For instance, if you make $1,000 per customer each year, and you tend to keep customers an average of seven years, the customer lifetime value would be $7,000. As such, reducing churn rates will result in a large increase in your customer lifetime value and can change the entire trajectory of your sales growth.
Key Conclusions
“Half the money I spend on advertising is wasted; the trouble is, I don't know which half.” – John Wanamaker
When you start up your site, for a business, online or offline, all your plans and strategies are nothing but a calculated guess, a gamble where you try to minimize the chances of losing. Accurately projecting marketing ROI is an important tool that lets you do the same.
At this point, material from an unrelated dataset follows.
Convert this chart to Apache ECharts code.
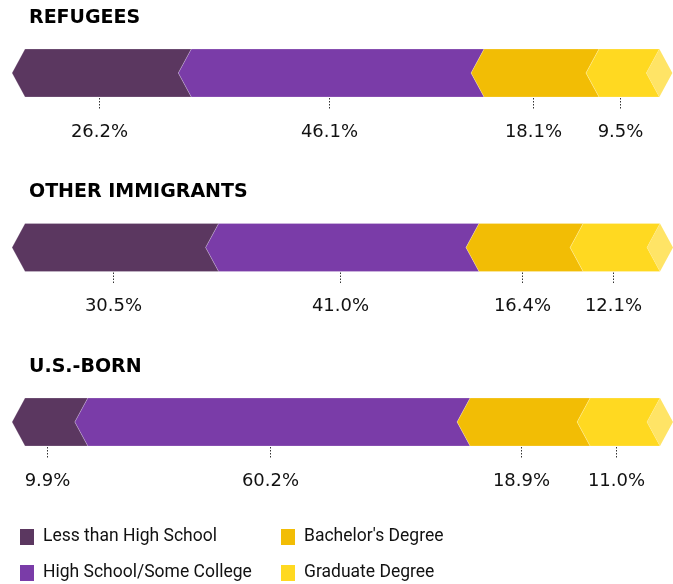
<!DOCTYPE html>
<html>
<head>
<meta charset="utf-8">
<script src="https://cdn.jsdelivr.net/npm/echarts@6/dist/echarts.min.js"></script>
<style>
  html, body { margin: 0; padding: 0; background: #fff; }
  #chart { width: 673px; height: 584px; }
</style>
</head>
<body>
<div id="chart"></div>
<script>
// groups (rows) and the share of each education level, in %
const groups = ["REFUGEES", "OTHER IMMIGRANTS", "U.S.-BORN"];
const levels = ["Less than High School", "High School/Some College", "Bachelor's Degree", "Graduate Degree"];
const lessHS = [26.2, 30.5, 9.9];
const hsSomeCollege = [46.1, 41.0, 60.2];
const bachelor = [18.1, 16.4, 18.9];
const graduate = [9.5, 12.1, 11.0];

const values = [lessHS, hsSomeCollege, bachelor, graduate];
const colors = ["#5b3760", "#7a3ca8", "#f2bd05", "#ffd921"];
const tipColor = "#ffe466";

const barH = 48;
const notch = 13;

function makeRender(k) {
  return function (params, api) {
    const i = api.value(1);
    let start = 0;
    for (let j = 0; j < k; j++) start += values[j][i];
    const end = start + api.value(0);
    const p0 = api.coord([start, i]);
    const p1 = api.coord([end, i]);
    const mid = p0[1];
    const top = mid - barH / 2;
    const bot = mid + barH / 2;
    const x0 = p0[0];
    const x1 = p1[0];
    const cx = Math.round((x0 + x1) / 2 - 9) + 0.5;

    const children = [
      {
        type: "polygon",
        shape: {
          points: [[x0, top], [x0 - notch, mid], [x0, bot], [x1, bot], [x1 - notch, mid], [x1, top]],
        },
        style: { fill: colors[k], stroke: "rgba(255,255,255,0.35)", lineWidth: 0.6 },
      },
      {
        type: "line",
        shape: { x1: cx, y1: bot + 1, x2: cx, y2: bot + 13 },
        style: { stroke: "#333", lineWidth: 1, lineDash: [1.5, 1.5] },
      },
      {
        type: "text",
        style: {
          x: cx,
          y: bot + 35,
          text: api.value(0).toFixed(1) + "%",
          align: "center",
          verticalAlign: "middle",
          fill: "#111",
          fontSize: 18,
          fontFamily: "'DejaVu Sans', sans-serif",
        },
      },
    ];

    if (k === values.length - 1) {
      // small lighter arrow tip at the end of the bar
      children.push({
        type: "polygon",
        shape: { points: [[x1, top], [x1 + notch, mid], [x1, bot], [x1 - notch, mid]] },
        style: { fill: tipColor },
      });
    }
    if (k === 0) {
      children.push({
        type: "text",
        style: {
          x: x0 + 4,
          y: top - 31,
          text: groups[i],
          align: "left",
          verticalAlign: "middle",
          fill: "#000",
          fontSize: 19,
          fontWeight: "bold",
          fontFamily: "'DejaVu Sans', sans-serif",
        },
      });
    }
    return { type: "group", children: children };
  };
}

const chart = echarts.init(document.getElementById("chart"), null, { renderer: "canvas" });

const legendBase = {
  orient: "vertical",
  top: 528,
  padding: 0,
  icon: "rect",
  itemWidth: 14,
  itemHeight: 16,
  itemGap: 18,
  selectedMode: false,
  textStyle: { fontSize: 17.5, lineHeight: 16, color: "#111", fontFamily: "Roboto, sans-serif", padding: [0, 0, 0, 4] },
};

const option = {
  animation: false,
  grid: { left: 25, right: 13, top: 73, bottom: 162 },
  xAxis: { type: "value", min: 0, max: 100, show: false },
  yAxis: { type: "category", data: groups, inverse: true, boundaryGap: false, show: false },
  legend: [
    Object.assign({}, legendBase, { left: 20, data: [levels[0], levels[1]] }),
    Object.assign({}, legendBase, { left: 281, data: [levels[2], levels[3]] }),
  ],
  series: values.map((arr, k) => ({
    name: levels[k],
    type: "custom",
    silent: true,
    clip: false,
    itemStyle: { color: colors[k] },
    renderItem: makeRender(k),
    encode: { x: 0, y: 1 },
    data: arr.map((v, i) => [v, i]),
  })),
};

chart.setOption(option);
</script>
</body>
</html>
Calculating your inbound marketing ROI at regular intervals is crucial to understanding the results that you achieve in your business. Our free HubSpot marketing ROI calculator will act as an appropriate guide for your company to help forecast potential to scale and the investment needed to make that happen successfully.
Use a free marketing ROI calculator as part of your sales process and make sure all customer information is saved. You can use the stored information in order to refine customer segmentation and improve the customer appraisal process. The stored information is also the basis for excellent customer case studies showing the realistic traffic needed in order to achieve this year's sales goals and projected growth rates.